╔══
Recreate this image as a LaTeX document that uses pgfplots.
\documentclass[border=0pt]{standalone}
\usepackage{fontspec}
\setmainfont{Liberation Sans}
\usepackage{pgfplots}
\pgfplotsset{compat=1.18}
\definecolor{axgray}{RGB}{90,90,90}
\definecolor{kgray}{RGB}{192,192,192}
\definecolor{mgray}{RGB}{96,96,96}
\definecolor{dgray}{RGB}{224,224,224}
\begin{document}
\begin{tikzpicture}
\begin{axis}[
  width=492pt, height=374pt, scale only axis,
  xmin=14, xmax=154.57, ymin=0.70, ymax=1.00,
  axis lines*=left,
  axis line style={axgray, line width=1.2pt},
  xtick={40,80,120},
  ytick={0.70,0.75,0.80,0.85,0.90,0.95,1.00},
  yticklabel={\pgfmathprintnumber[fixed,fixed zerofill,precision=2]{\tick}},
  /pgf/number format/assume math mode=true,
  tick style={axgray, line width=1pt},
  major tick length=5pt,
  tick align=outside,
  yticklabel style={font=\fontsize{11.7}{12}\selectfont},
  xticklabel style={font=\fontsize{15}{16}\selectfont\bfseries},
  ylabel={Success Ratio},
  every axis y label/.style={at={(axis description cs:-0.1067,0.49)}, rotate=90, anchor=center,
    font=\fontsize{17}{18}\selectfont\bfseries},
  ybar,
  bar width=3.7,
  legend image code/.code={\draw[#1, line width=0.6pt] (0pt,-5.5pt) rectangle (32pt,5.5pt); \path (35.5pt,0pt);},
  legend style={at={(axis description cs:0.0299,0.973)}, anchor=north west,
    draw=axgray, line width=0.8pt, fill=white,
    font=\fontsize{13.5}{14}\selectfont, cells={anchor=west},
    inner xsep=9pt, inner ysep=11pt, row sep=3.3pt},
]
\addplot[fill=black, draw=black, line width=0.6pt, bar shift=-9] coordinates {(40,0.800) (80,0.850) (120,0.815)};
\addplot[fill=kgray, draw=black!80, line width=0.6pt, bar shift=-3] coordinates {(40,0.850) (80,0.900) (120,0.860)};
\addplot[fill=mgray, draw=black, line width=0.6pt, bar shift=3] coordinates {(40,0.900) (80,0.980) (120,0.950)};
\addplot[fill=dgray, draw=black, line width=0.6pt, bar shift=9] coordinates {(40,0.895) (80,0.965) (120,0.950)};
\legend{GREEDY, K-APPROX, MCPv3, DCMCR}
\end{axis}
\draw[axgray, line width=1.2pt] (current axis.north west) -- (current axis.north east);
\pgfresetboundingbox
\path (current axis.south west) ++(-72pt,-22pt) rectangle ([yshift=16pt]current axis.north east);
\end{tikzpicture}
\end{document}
╚══
_Problem details_:
Read the lines above. Gather those in which the string "image" is found.

_Expected answer_:
Recreate this image as a LaTeX document that uses pgfplots.
  legend image code/.code={\draw[#1, line width=0.6pt] (0pt,-5.5pt) rectangle (32pt,5.5pt); \path (35.5pt,0pt);},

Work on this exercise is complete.